How do I feel right now?
(Fresh tears begin to stream down my face.)
I’m hurt, scared, angry and tired. Yes, I’m tired. I have been fighting so many battles for so long and THIS MONTH I had just started to breathe. Actually, I started to feel a lightness in my soul and hope for the future.
Wait. Didn’t I write that we choose our attitude in the grip of our weaknesses?
Yes I did and now I am going to have to read it which will then lead to me kicking myself in the buns for not taking my own advice.
I have choices.
My life is changing and I determine where it goes, how I get there and who will share the journey with me.
(Getting off the couch and setting in the desk chair with Bella on my lap so that I can read that post.)
(Reading the post.)
Why did I have to write such a good post? I didn’t give myself an out.
That reminds me of what I wrote on my family Facebook account.

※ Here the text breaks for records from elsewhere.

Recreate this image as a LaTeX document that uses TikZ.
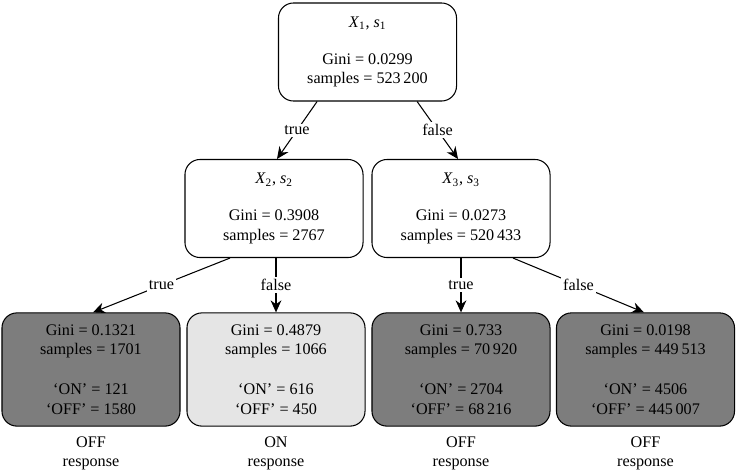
\documentclass[tikz,border=0pt]{standalone}
\usepackage{fontspec}
\setmainfont{Liberation Serif}
\usetikzlibrary{arrows.meta, positioning, calc}
\definecolor{leafdark}{RGB}{125,125,125}
\definecolor{leaflight}{RGB}{229,229,229}
\newcommand{\treefont}{\fontsize{11.5}{14.2}\selectfont}

\begin{document}
\begin{tikzpicture}[x=0.025cm, y=-0.025cm, line width=0.75pt]
        \tikzset{
            splitbox/.style={draw, rounded corners=0.375cm, fill=white, align=center, minimum width=4.45cm, minimum height=2.45cm, font=\treefont},
            leafbox/.style={splitbox, minimum height=2.83cm},
            offleaf/.style={leafbox, fill=leafdark},
            onleaf/.style={leafbox, fill=leaflight},
            edgelabel/.style={fill=white, inner sep=1.5pt, font=\treefont},
            response/.style={align=center, inner sep=1pt, font=\treefont},
            branch/.style={-{Stealth[length=3mm, width=2.7mm]}}
        }
        \useasboundingbox (0,0) rectangle (736,469);

        % Split nodes
        \node[splitbox] (n1) at (367.5,52) {\textit{X}\textsubscript{1}, \textit{s}\textsubscript{1}\\[12pt] Gini = 0.0299\\ samples = 523\,200};
        \node[splitbox] (n2) at (274,208.5) {\textit{X}\textsubscript{2}, \textit{s}\textsubscript{2}\\[12pt] Gini = 0.3908\\ samples = 2767};
        \node[splitbox] (n3) at (461,208.5) {\textit{X}\textsubscript{3}, \textit{s}\textsubscript{3}\\[12pt] Gini = 0.0273\\ samples = 520\,433};

        % Leaf nodes
        \node[offleaf] (leaf1) at (91,369.5) {Gini = 0.1321\\ samples = 1701\\[14pt] ‘ON’ = 121\\ ‘OFF’ = 1580};
        \node[onleaf] (leaf2) at (276,369.5) {Gini = 0.4879\\ samples = 1066\\[14pt] ‘ON’ = 616\\ ‘OFF’ = 450};
        \node[offleaf] (leaf3) at (461,369.5) {Gini = 0.733\\ samples = 70\,920\\[14pt] ‘ON’ = 2704\\ ‘OFF’ = 68\,216};
        \node[offleaf] (leaf4) at (645.5,369.5) {Gini = 0.0198\\ samples = 449\,513\\[14pt] ‘ON’ = 4506\\ ‘OFF’ = 445\,007};

        % Responses
        \node[response, below=5.5pt of leaf1] (resp1) {OFF\\ response};
        \node[response, below=5.5pt of leaf2] (resp2) {ON\\ response};
        \node[response, below=5.5pt of leaf3] (resp3) {OFF\\ response};
        \node[response, below=5.5pt of leaf4] (resp4) {OFF\\ response};

        % Branches
        \draw[branch] ([xshift=-1.26cm]n1.south) -- node[edgelabel] {true} ([xshift=0.075cm]n2.north);
        \draw[branch] ([xshift=1.24cm]n1.south) -- node[edgelabel] {false} ([xshift=-0.075cm]n3.north);
        \draw[branch] ([xshift=-1.1cm]n2.south) -- node[edgelabel] {true} ([xshift=0.05cm]leaf1.north);
        \draw[branch] (n2.south -| leaf2.north) -- node[edgelabel] {false} (leaf2.north);
        \draw[branch] (n3.south) -- node[edgelabel] {true} (leaf3.north);
        \draw[branch] ([xshift=1.3cm]n3.south) -- node[edgelabel] {false} ([xshift=-0.04cm]leaf4.north);
    \end{tikzpicture}
\end{document}
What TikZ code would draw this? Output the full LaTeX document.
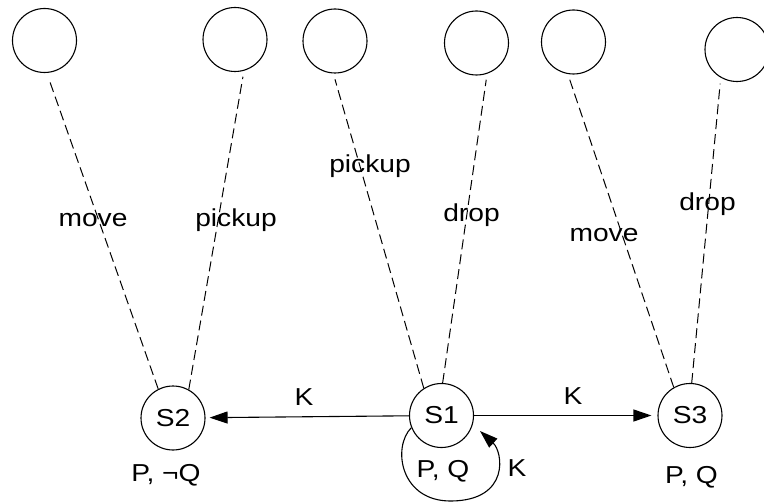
\documentclass[tikz,border=0pt]{standalone}
\usepackage{fontspec}
\setmainfont{Liberation Sans}
\usetikzlibrary{arrows.meta}
\newcommand\wtx[1]{\scalebox{1.15}[1]{#1}}
\tikzset{
  st/.style={circle,draw,line width=1.1pt,minimum size=64pt,inner sep=0pt,font=\fontsize{24.5}{28}\selectfont},
  tx/.style={inner sep=0pt,anchor=base,font=\fontsize{24.5}{28}\selectfont},
  dl/.style={line width=1pt,dash pattern=on 10pt off 5pt,shorten >=6pt},
  ar/.style={line width=1.1pt,-{Triangle[length=18pt,width=12pt]}},
}
\begin{document}
\begin{tikzpicture}[x=1pt,y=-1pt]
\useasboundingbox (0,0) rectangle (764,503);
% top circles
\node[st] (t1) at (44.5,40.5) {};
\node[st] (t2) at (235,39.5) {};
\node[st] (t3) at (335,41) {};
\node[st] (t4) at (476.5,43) {};
\node[st] (t5) at (573.5,42) {};
\node[st] (t6) at (737,49.5) {};
% state circles
\node[st] (S2) at (173,418) {\wtx{S2}};
\node[st] (S1) at (441.5,415.5) {\wtx{S1}};
\node[st] (S3) at (690,415.5) {\wtx{S3}};
% dashed lines
\draw[dl] (S2.117) -- (t1.274);
\draw[dl] (S2.61.5) -- (t2.286);
\draw[dl] (S1.123) -- (t3.267);
\draw[dl] (S1.88) -- (t4.289);
\draw[dl] (S3.120.5) -- (t5.260);
\draw[dl] (S3.87) -- (t6.240);
% line labels
\node[tx] (l1) at (93,226) {\wtx{move}};
\node[tx] (l2) at (236,226.5) {\wtx{pickup}};
\node[tx] (l3) at (370,172) {\wtx{pickup}};
\node[tx] (l4) at (471.5,221.5) {\wtx{drop}};
\node[tx] (l5) at (604,241.5) {\wtx{move}};
\node[tx] (l6) at (707.5,210) {\wtx{drop}};
% K arrows
\draw[ar,shorten >=4pt] (S1) -- (S2);
\draw[ar,shorten >=6pt] (S1) -- (S3);
\node[tx] (k1) at (304,405) {\wtx{K}};
\node[tx] (k2) at (573,404) {\wtx{K}};
% self loop
\coordinate (lt) at (480,431);
\draw[ar] (S1.202) .. controls (392,447) and (400,502) .. (452,501)
  .. controls (510,500) and (503,452) .. (lt);
\node[tx] (k3) at (517,476) {\wtx{K}};
% state labels
\node[tx] (p2) at (166,481) {\wtx{P, ¬Q}};
\node[tx] (p1) at (443,477) {\wtx{P, Q}};
\node[tx] (p3) at (691.5,483) {\wtx{P, Q}};
\end{tikzpicture}
\end{document}
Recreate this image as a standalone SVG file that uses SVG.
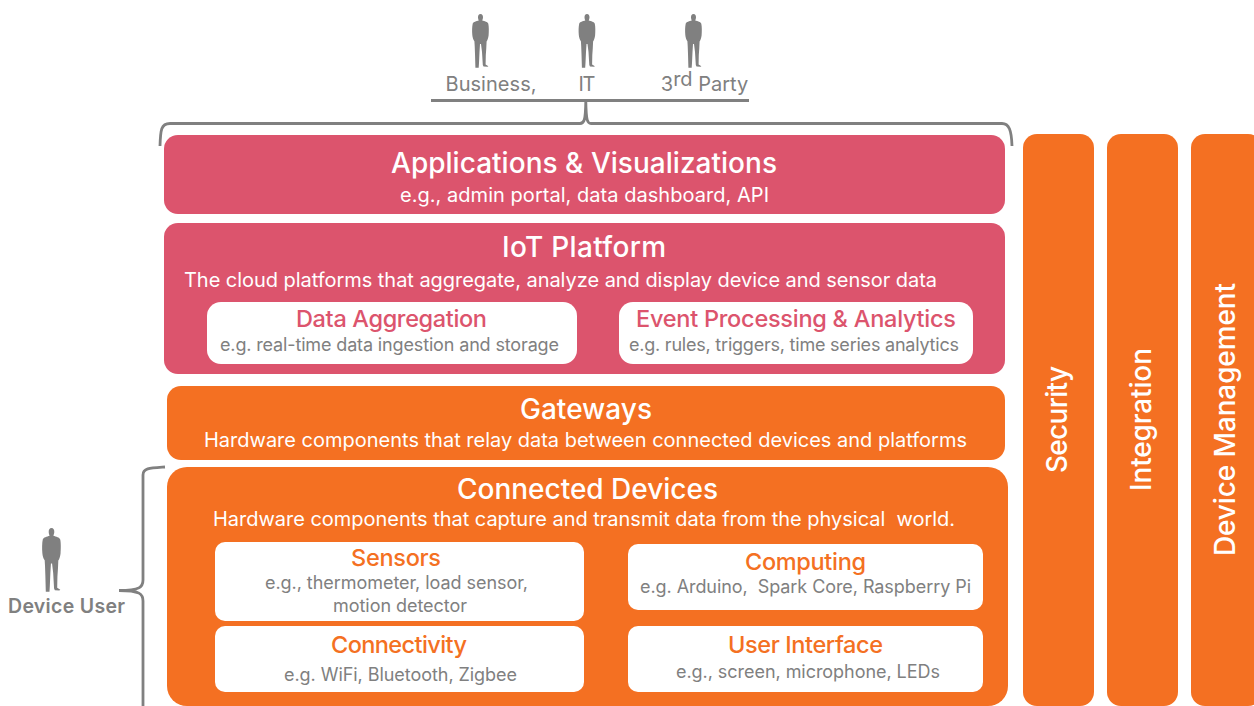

“Today I thought, ‘Why have I been a good person? What has it gotten me?’ I’ve never drank. Never smoked. Never did drugs. I’m nice to people who are mean to me. I’m nice to people who use me. I teach people things to make their life easier online and on the computer. I am helpful at work. I volunteer to always help people. It got me nowhere.
Tonight I feel sorry for myself.
I feel like I’m on God’s blacklist and all the good I’ve ever done means nothing. Nothing. Doing things right didn’t get me ahead AT ALL.”
What a whiner! Oh my goodness, that also makes me a hypocrite because I JUST wrote Life Lessons – The Consequences Of Right And Wrong where I answered the question, “With so many opportunities to experience unhappiness, why is the journey of life worth living?”
(Clicking the other link to read the post…very slowly.)
Now I feel guilty. I totally hit the nail on the head with that post. It is directly to the point and there is no escaping the message or rationalizing it. I need to just keep remembering that I am to “never, ever, ever, ever, ever give up on obtaining a happy life.”
(Picking Bella up off my lap and walking back towards the couch, I stretch back out on the couch to watch the beautiful sky again. Bella curls up again and begins to snooze.)
I need to take one hour at a time. Life is NOT fair and I know it. I will do the most I can in this hour. That’s all I can control and all that matters. Here. Now. Here and now is all I have to think about. How can I be sure that I will solve both of my secret problems?
(Closing my eyes and thinking hard.)
I have some really great characteristics that will ensure my success with one secret problem and will help me to cope successfully with the outcome of the other secret problem. What are those great characteristics I am claiming to possess?
- Goal oriented
- Successfully navigated through many experiences
- Work hard
I guess every now and then it is necessary to pat myself on the back although it sure feels weird. Thank goodness no one can hear me. This list feels a little embarrassing. Maybe I should list my negative traits too.
(A little voice in my head says, “DON’T ruin a good moment! This is supposed to be making you feel better! Forget the negative traits today!”)
Alright! Alright! Sometimes that is such an aggravating voice in my head!
Well, I won’t mention the two secrets on my blog and then no one will wonder or know anything. I will just keep writing about everything else. I sure am glad I didn’t say anything about having a secret or everyone who reads my blog would be wondering about the secrets.
Now, what am I going to write about for my post tonight?
I’m really tired. I think I will just go to bed and skip writing tonight. I’m sure everyone will understand.